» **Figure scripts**
============================================================

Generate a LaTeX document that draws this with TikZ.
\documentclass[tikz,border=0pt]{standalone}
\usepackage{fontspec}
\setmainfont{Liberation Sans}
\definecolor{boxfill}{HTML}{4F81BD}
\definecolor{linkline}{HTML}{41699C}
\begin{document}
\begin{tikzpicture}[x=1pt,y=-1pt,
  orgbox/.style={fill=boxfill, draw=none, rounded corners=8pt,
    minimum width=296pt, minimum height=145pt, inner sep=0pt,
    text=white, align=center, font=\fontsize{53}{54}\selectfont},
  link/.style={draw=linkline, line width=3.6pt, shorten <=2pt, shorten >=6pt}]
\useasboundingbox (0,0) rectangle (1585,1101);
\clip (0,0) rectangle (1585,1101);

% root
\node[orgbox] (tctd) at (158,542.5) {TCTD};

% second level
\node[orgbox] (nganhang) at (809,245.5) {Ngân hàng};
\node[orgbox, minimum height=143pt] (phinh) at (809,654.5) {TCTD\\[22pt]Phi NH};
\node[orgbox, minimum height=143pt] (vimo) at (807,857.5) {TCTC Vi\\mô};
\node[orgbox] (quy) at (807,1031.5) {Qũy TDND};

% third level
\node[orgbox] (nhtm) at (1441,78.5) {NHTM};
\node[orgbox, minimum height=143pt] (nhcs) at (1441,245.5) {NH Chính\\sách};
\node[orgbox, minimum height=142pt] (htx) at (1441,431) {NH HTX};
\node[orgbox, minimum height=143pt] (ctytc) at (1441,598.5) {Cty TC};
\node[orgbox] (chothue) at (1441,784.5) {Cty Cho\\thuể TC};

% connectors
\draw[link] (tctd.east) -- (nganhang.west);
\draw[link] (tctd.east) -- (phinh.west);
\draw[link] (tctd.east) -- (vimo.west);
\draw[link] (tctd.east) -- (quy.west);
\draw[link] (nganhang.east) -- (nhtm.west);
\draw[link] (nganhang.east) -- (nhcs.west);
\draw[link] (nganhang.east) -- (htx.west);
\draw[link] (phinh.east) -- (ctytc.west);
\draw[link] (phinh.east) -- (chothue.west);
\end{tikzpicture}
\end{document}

============================================================

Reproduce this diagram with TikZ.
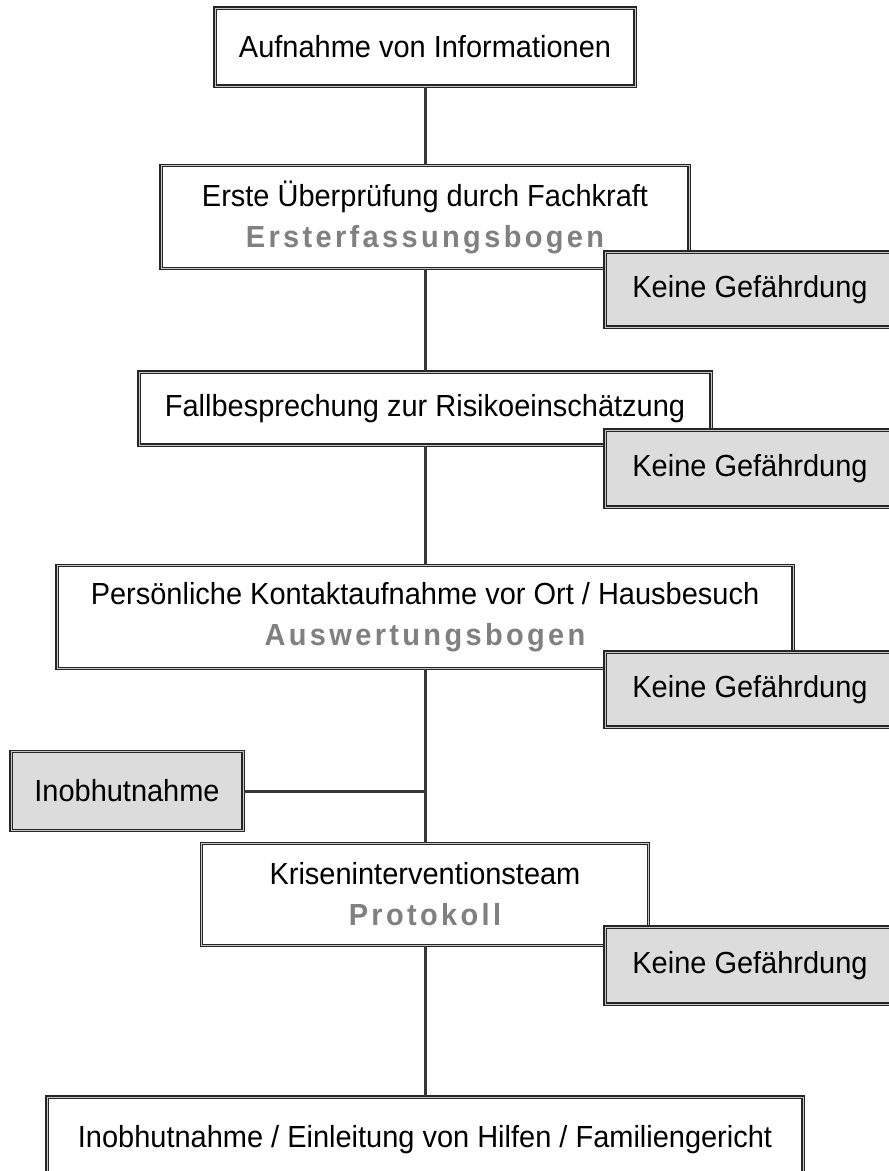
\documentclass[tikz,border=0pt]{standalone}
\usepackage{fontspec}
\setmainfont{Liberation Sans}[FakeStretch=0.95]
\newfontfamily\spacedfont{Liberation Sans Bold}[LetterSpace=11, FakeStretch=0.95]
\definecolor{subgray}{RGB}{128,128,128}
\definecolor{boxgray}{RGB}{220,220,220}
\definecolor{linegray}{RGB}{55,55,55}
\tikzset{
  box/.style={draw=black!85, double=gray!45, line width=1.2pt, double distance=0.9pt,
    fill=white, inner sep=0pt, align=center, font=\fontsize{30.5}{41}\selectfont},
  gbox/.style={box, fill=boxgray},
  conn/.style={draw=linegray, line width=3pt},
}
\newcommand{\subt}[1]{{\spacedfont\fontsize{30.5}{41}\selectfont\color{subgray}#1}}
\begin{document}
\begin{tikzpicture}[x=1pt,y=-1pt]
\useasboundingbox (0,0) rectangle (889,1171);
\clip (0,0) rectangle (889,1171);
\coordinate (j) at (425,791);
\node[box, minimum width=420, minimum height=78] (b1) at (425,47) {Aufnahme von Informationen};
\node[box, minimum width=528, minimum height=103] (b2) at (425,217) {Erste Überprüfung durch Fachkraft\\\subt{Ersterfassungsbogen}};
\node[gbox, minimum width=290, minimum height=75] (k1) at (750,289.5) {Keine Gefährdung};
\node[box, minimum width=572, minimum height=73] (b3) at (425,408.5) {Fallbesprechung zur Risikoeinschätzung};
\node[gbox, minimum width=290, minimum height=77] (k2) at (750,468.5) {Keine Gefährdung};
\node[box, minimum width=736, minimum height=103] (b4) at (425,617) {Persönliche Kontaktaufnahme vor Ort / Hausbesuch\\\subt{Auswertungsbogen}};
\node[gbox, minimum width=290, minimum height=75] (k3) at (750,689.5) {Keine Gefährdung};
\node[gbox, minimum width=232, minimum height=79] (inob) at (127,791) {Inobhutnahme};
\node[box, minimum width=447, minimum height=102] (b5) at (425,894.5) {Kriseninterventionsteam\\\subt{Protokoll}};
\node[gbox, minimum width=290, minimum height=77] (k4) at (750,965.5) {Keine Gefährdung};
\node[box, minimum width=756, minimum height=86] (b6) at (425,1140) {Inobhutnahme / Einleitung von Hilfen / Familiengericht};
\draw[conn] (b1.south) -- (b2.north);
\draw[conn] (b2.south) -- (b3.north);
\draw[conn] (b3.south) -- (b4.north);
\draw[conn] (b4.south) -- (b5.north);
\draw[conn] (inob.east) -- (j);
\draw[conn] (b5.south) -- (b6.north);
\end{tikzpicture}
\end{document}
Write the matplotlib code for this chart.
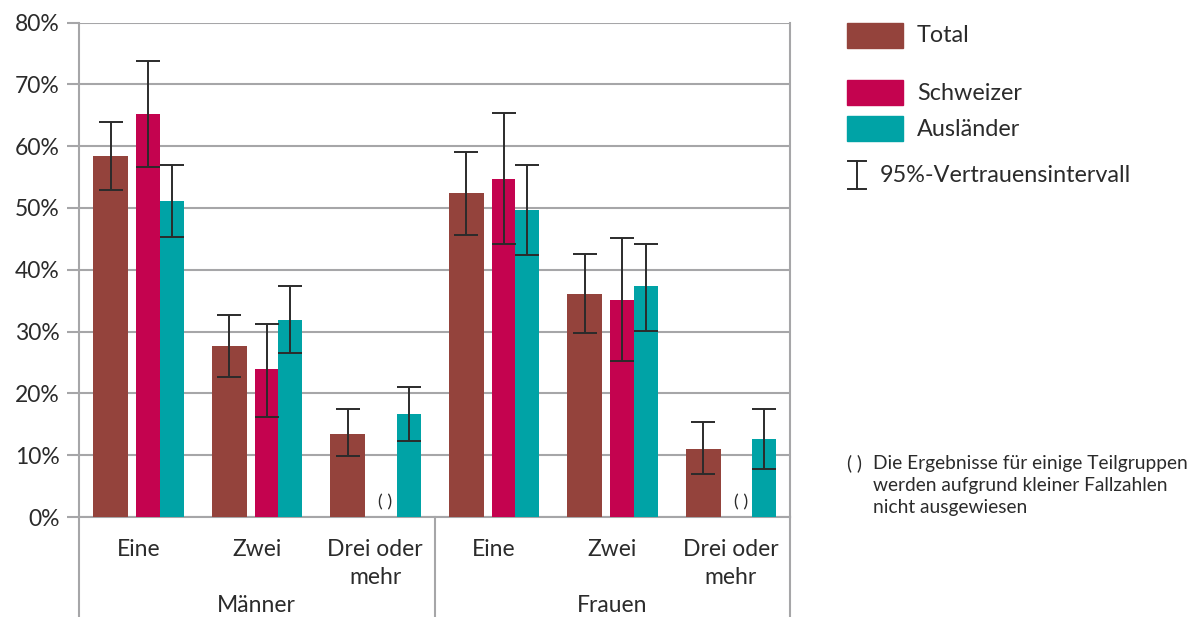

============================================================

» **Exercise description**
Copy exactly, and only, the lines from the one containing "Generate a LaTeX" through the one containing "(chothue) at (1441,784.5)".

» **The answer**
Generate a LaTeX document that draws this with TikZ.
\documentclass[tikz,border=0pt]{standalone}
\usepackage{fontspec}
\setmainfont{Liberation Sans}
\definecolor{boxfill}{HTML}{4F81BD}
\definecolor{linkline}{HTML}{41699C}
\begin{document}
\begin{tikzpicture}[x=1pt,y=-1pt,
  orgbox/.style={fill=boxfill, draw=none, rounded corners=8pt,
    minimum width=296pt, minimum height=145pt, inner sep=0pt,
    text=white, align=center, font=\fontsize{53}{54}\selectfont},
  link/.style={draw=linkline, line width=3.6pt, shorten <=2pt, shorten >=6pt}]
\useasboundingbox (0,0) rectangle (1585,1101);
\clip (0,0) rectangle (1585,1101);

% root
\node[orgbox] (tctd) at (158,542.5) {TCTD};

% second level
\node[orgbox] (nganhang) at (809,245.5) {Ngân hàng};
\node[orgbox, minimum height=143pt] (phinh) at (809,654.5) {TCTD\\[22pt]Phi NH};
\node[orgbox, minimum height=143pt] (vimo) at (807,857.5) {TCTC Vi\\mô};
\node[orgbox] (quy) at (807,1031.5) {Qũy TDND};

% third level
\node[orgbox] (nhtm) at (1441,78.5) {NHTM};
\node[orgbox, minimum height=143pt] (nhcs) at (1441,245.5) {NH Chính\\sách};
\node[orgbox, minimum height=142pt] (htx) at (1441,431) {NH HTX};
\node[orgbox, minimum height=143pt] (ctytc) at (1441,598.5) {Cty TC};
\node[orgbox] (chothue) at (1441,784.5) {Cty Cho\\thuể TC};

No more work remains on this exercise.